Ghioldi trata a Arlt como un pequeño burgués que se resiste a aceptar la verdad proletaria. Arlt le contesta con su estilo socarrón, callejero, algo divertido y algo populista. Por supuesto que su texto es mucho más simpático que el de Ghioldi. Disparatado, caótico, en sus palabras hay más vitalidad que en las heladas y lapidarias palabras de Ghioldi, quien no se cansa de acusarlo de pequeño burgués, como si él alguna vez hubiera trabajado en una fábrica o, simplemente, hubiera trabajado.

Leyéndolos a los dos, comparando la frescura de uno y la rígida chatura burocrática del otro, una vez más puede decirse que en estos casos, como en tantos otros, es preferible equivocarse con Arlt que tener razón con Ghioldi.

Es una inútil pérdida de tiempo pretender encasillarlo a Arlt en alguna tribu política. Nunca estuvo allí, pero, si por casualidad hubiera estado, lo más valioso de él habría sido siempre su obra literaria.

Quien esté interesado en conocer cómo se vivió y se sufrió en los años treinta que lea libros de historia, que los hay y muy buenos. En Arlt lo que importa no es el testimonio sociológico o de lo que sea; lo que importa es la creación literaria, que siempre es algo más que un ensayo histórico o un tratado filosófico.

La obra de Arlt vale porque con el lenguaje de la mejor literatura pone en un primer plano los dilemas más profundos de la condición humana. Esto es lo que lo hace actual y universal. Lo demás, su identidad política, sus criticas al capitalismo, sus obsesiones personales alrededor de las patentes de invención, son interesantes para reconstruir su biografía, para acercarnos al autor. Pero siempre es necesario insistir en que lo más importante del autor está en sus libros, no en otro lado.

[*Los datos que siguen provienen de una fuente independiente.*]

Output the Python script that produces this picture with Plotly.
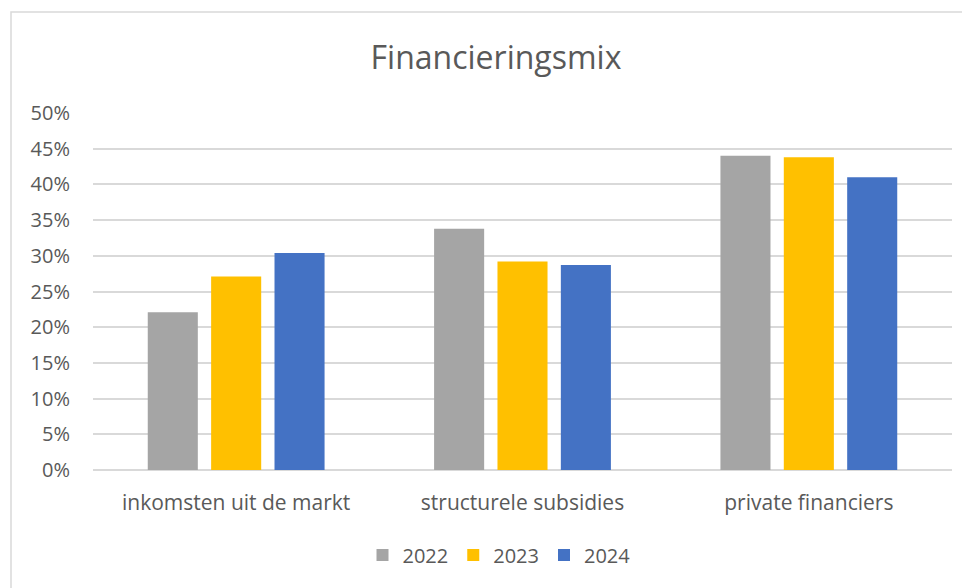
import plotly.graph_objects as go

categories = ["inkomsten uit de markt", "structurele subsidies", "private financiers"]
years = ["2022", "2023", "2024"]
values_2022 = [0.221, 0.338, 0.440]
values_2023 = [0.271, 0.292, 0.438]
values_2024 = [0.304, 0.287, 0.410]
tick_vals = [0, 0.05, 0.10, 0.15, 0.20, 0.25, 0.30, 0.35, 0.40, 0.45, 0.50]
tick_text = ["0%", "5%", "10%", "15%", "20%", "25%", "30%", "35%", "40%", "45%", "50%"]

series = [values_2022, values_2023, values_2024]
colors = ["#A5A5A5", "#FFC000", "#4472C4"]
TXT = "#595959"
FONT = "Open Sans, Segoe UI, sans-serif"

OFF = 8  # page body margin
W, H = 970 - OFF, 588 - OFF
L, R, T, B = 93 - OFF, 952 - OFF, 113 - OFF, 470 - OFF
pw, ph = R - L, B - T

def px_x(p):
    return (p - OFF - L) / pw

def px_y(p):
    return (B - (p - OFF)) / ph

fig = go.Figure()
for name, vals, col in zip(years, series, colors):
    fig.add_trace(go.Bar(
        name=name, x=categories, y=vals,
        marker=dict(color=col, line=dict(width=0)),
    ))

fig.update_layout(
    width=W, height=H,
    margin=dict(l=L, r=W - R, t=T, b=H - B),
    paper_bgcolor="white", plot_bgcolor="white",
    barmode="group", bargap=0.336, bargroupgap=0.21,
    font=dict(family=FONT, color=TXT, size=20),
    title=dict(text="Financieringsmix", x=px_x(496), xref="paper", xanchor="center",
               y=1 - (58 - OFF) / H, yref="container", yanchor="middle",
               font=dict(family=FONT, size=32, color=TXT)),
    showlegend=True,
    legend=dict(orientation="h", x=px_x(499), xanchor="center", y=px_y(555), yanchor="middle",
                font=dict(family=FONT, size=20, color=TXT), traceorder="normal",
                itemwidth=30, bgcolor="rgba(0,0,0,0)"),
    xaxis=dict(showgrid=False, showline=False, ticks="", tickfont=dict(size=21, color=TXT),
               ticklabelstandoff=18),
    yaxis=dict(range=[0, 0.5], tickvals=tick_vals, ticktext=tick_text, showgrid=True,
               gridcolor="#D9D9D9", gridwidth=1.5, zeroline=True, zerolinecolor="#D9D9D9",
               zerolinewidth=1.5, showline=False, ticks="", tickfont=dict(size=20, color=TXT),
               ticklabelstandoff=22),
    shapes=[dict(type="rect", xref="paper", yref="paper",
                 x0=px_x(11), x1=px_x(990), y0=px_y(620), y1=px_y(12),
                 line=dict(color="#D9D9D9", width=1.5), fillcolor="rgba(0,0,0,0)", layer="below")],
)

fig.write_html("out.html")
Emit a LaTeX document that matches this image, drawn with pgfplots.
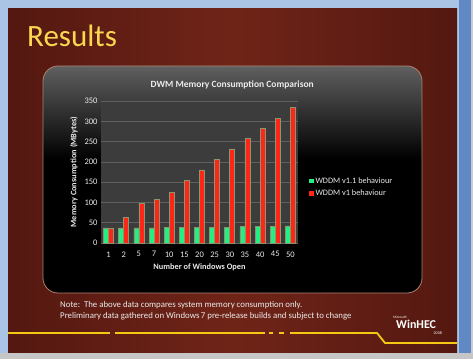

Hay que leerlo. No hay vuelta que darle. Leerlo con la misma intensidad que le pide a su primera mujer Carmen Antonucci: “Por eso no encontrarás aquí doradas palabras mentirosas, ni verás asomar el pie de plata de la felicidad, pero tú, que eres comprensiva y tan amiga mía , recíbelo como recibiste mis otros libros escritos bajo tu mirada pensativa”.